Sin embargo contemplamos, con justificado temor que el actual Gobierno signe convenios internacionales de vigilancia armada fronteriza en un ambiente de relativa secresía, como sucedió en la ultima junta tripartita. Comprometernos, así de pronto, por la seguridad de nuestra colindancia al Norte no va a ser poca cosa, pues convertiremos a México en filtro migratorio y contra fuerte de Estados Unidos; así pues, cualquier ataque a dicho país, proceda de dónde proceda, podría empezar por hacer estragos en nuestro territorio. Como decía el tío Filogonio: ¿Y nosotros en qué nos remediamos?
¿Tendrán nuestros campesinos en el futuro inmediato la oportunidad de pasar dignamente la frontera para trabajar en Estados Unidos y Canadá con salarios decorosos y residencia jurídica segura? Si no hay respuesta migratoria y laboral correcta de la Casa Blanca a las peticiones del Gobierno de Fox ¿en qué medida se beneficia México al firmar tan publicitado acuerdo de unidad norteamericana?
Somos buenos vecinos desde siempre y para siempre, lo reconocemos, aunque lo de “buenos” sea un tradicional ripio de la discursiva diplomacia bilateral. Los mexicanos tenemos clavado el recuerdo de las expoliaciones yanquis de 1848 sobre los territorios mexicanos al norte del Río Grande, desde Texas hasta la alta California y, aunque disimulemos, también nos hiere el notorio desprecio con que los kukuxclanes estadounidenses tratan a nuestros compatriotas que se ven compelidos a buscar en aquella nación los satisfactores económicos que nuestros gobiernos les niegan.
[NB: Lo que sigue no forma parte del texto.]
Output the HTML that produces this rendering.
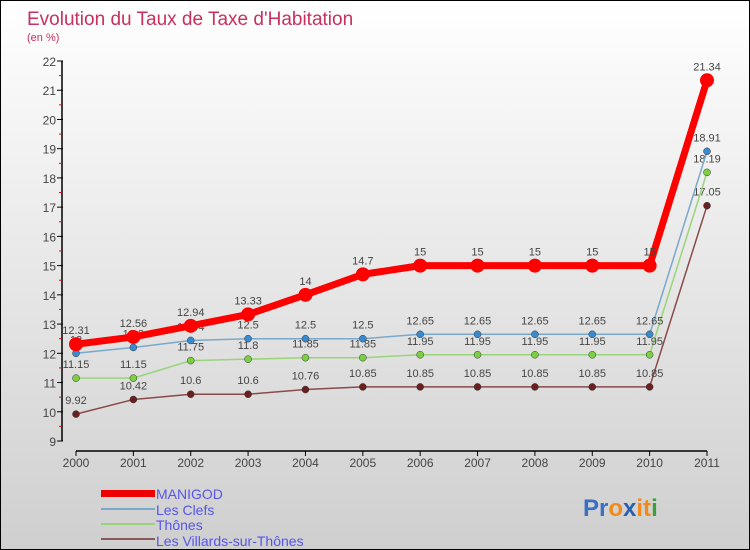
<!DOCTYPE html>
<html><head><meta charset="utf-8"><style>
body{margin:0}
#c{width:748px;height:548px;border:1px solid #000;background:linear-gradient(#fff,#cfcfcf);position:relative;font-family:"Liberation Sans",sans-serif;overflow:hidden}
</style></head><body>
<div id="c">
<svg id="s" width="748" height="548" style="position:absolute;left:0;top:0">
<text x="26" y="24" font-size="19" fill="#c8305e">Evolution du Taux de Taxe d'Habitation</text>
<text x="26" y="40" font-size="11" fill="#c8305e">(en %)</text>
<g id="axes"></g><g id="series"></g>
<g font-size="14" fill="#5555ee">
<rect x="100" y="489" width="54" height="7" fill="#e00"/>
<text x="155" y="498">MANIGOD</text>
<rect x="100" y="507" width="54" height="2" fill="#7aa8cc"/>
<text x="155" y="514">Les Clefs</text>
<rect x="100" y="522" width="54" height="2" fill="#9ad47a"/>
<text x="155" y="529">Thônes</text>
<rect x="100" y="537" width="54" height="2" fill="#8a5a5a"/>
<text x="155" y="545">Les Villards-sur-Thônes</text>
</g>
<text x="582" y="515" font-size="24" font-weight="bold"><tspan fill="#3a6fc4">Pr</tspan><tspan fill="#f08a1a">o</tspan><tspan fill="#2a5fb0">x</tspan><tspan fill="#f08a1a">it</tspan><tspan fill="#3aa03a">i</tspan></text>
</svg>
</div>
<script>
const years=["2000","2001","2002","2003","2004","2005","2006","2007","2008","2009","2010","2011"];
const yTicks=[9,10,11,12,13,14,15,16,17,18,19,20,21,22];
const manigod=[12.31,12.56,12.94,13.33,14,14.7,15,15,15,15,15,21.34];
const lesClefs=[12,12.2,12.44,12.5,12.5,12.5,12.65,12.65,12.65,12.65,12.65,18.91];
const thones=[11.15,11.15,11.75,11.8,11.85,11.85,11.95,11.95,11.95,11.95,11.95,18.19];
const villards=[9.92,10.42,10.6,10.6,10.76,10.85,10.85,10.85,10.85,10.85,10.85,17.05];
const NS="http://www.w3.org/2000/svg";
const X=i=>75+i*(631/11);
const Y=v=>440-(v-9)*(380/13);
function mk(t,a,p){const e=document.createElementNS(NS,t);for(const k in a)e.setAttribute(k,a[k]);p.appendChild(e);return e;}
const ax=document.getElementById('axes');
let l=mk('line',{x1:61,y1:Y(22),x2:61,y2:Y(9),stroke:'#000','stroke-width':1.5},ax);


l=mk('line',{x1:X(0),y1:450,x2:X(11),y2:450,stroke:'#000','stroke-width':1.5},ax);


yTicks.forEach(v=>{
 mk('line',{x1:56,y1:Y(v),x2:62,y2:Y(v),stroke:'#000'},ax);
 if(v<22)mk('line',{x1:58,y1:Y(v+0.5),x2:61,y2:Y(v+0.5),stroke:'#e00'},ax);
 const t=mk('text',{x:55,y:Y(v)+5,'text-anchor':'end','font-size':12,fill:'#444'},ax);t.textContent=v;
 
 
});
years.forEach((y,i)=>{
 mk('line',{x1:X(i),y1:450,x2:X(i),y2:455,stroke:'#000'},ax);
 const t=mk('text',{x:X(i),y:466,'text-anchor':'middle','font-size':12,fill:'#444'},ax);t.textContent=y;
 
 
});
const sg=document.getElementById('series');
function draw(d,col,w,r,name,lc){
 const g=mk('g',{},sg);
 
 
 const p=mk('polyline',{points:d.map((v,i)=>X(i)+','+Y(v)).join(' '),fill:'none',stroke:lc,'stroke-width':w,'stroke-linejoin':'round'},g);
 
 
 d.forEach((v,i)=>{
  const c=mk('circle',{cx:X(i),cy:Y(v),r:r,fill:col,stroke:'#333','stroke-width':r>5?0:0.5},g);
  
  
  const t=mk('text',{x:X(i),y:Y(v)-10,'text-anchor':'middle','font-size':11,fill:'#444'},g);t.textContent=String(v);
  
  
 });
}
draw(villards,'#6b1f1f',1.5,3.5,'villards','#8a4a4a');
draw(thones,'#7ad040',1.5,3.5,'thones','#9ad47a');
draw(lesClefs,'#3a8ad0',1.5,3.5,'les-clefs','#7aa8cc');
draw(manigod,'#f00',7,7,'manigod','#f00');
</script>
</body></html>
Si no, véase la conjura de los indignados cow-boys de Arizona contra los migrantes ilegales mexicanos, iniciada precisamente el día de ayer.
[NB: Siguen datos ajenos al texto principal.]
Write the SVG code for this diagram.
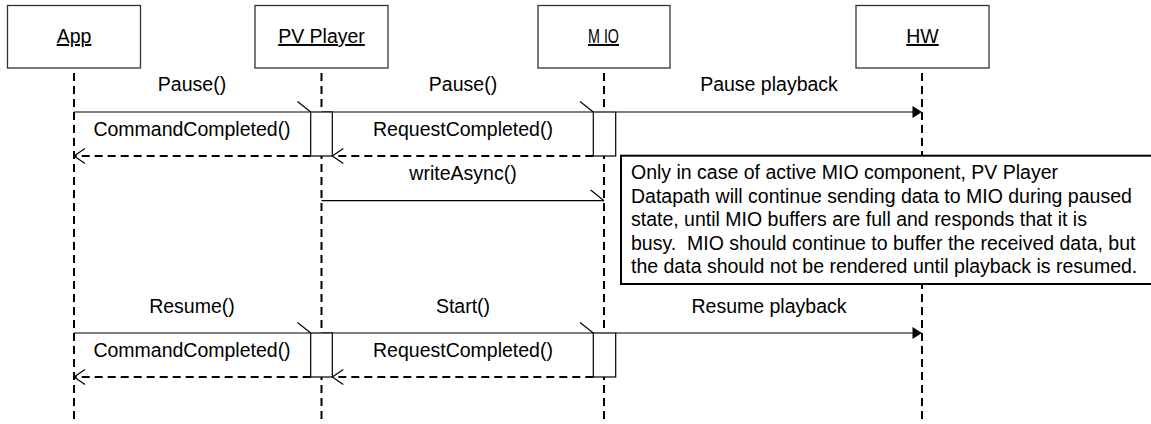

Si hemos de iniciar una nueva etapa en las relaciones de los tres países de América del Norte será necesario que nuestro presidente, Vicente Fox, se vista con el traje y la dignidad de don Benito Juárez para exigir respeto y trato digno y equitativo en el proyecto de consolidar la región norteamericana. Lázaro Cárdenas, Ruiz Cortines, López Mateos y Díaz Ordaz practicaron en su oportunidad histórica el clásico “quid pro quo” en las convenciones internacionales. ¿Por qué no hace lo mismo el actual mandatario mexicano?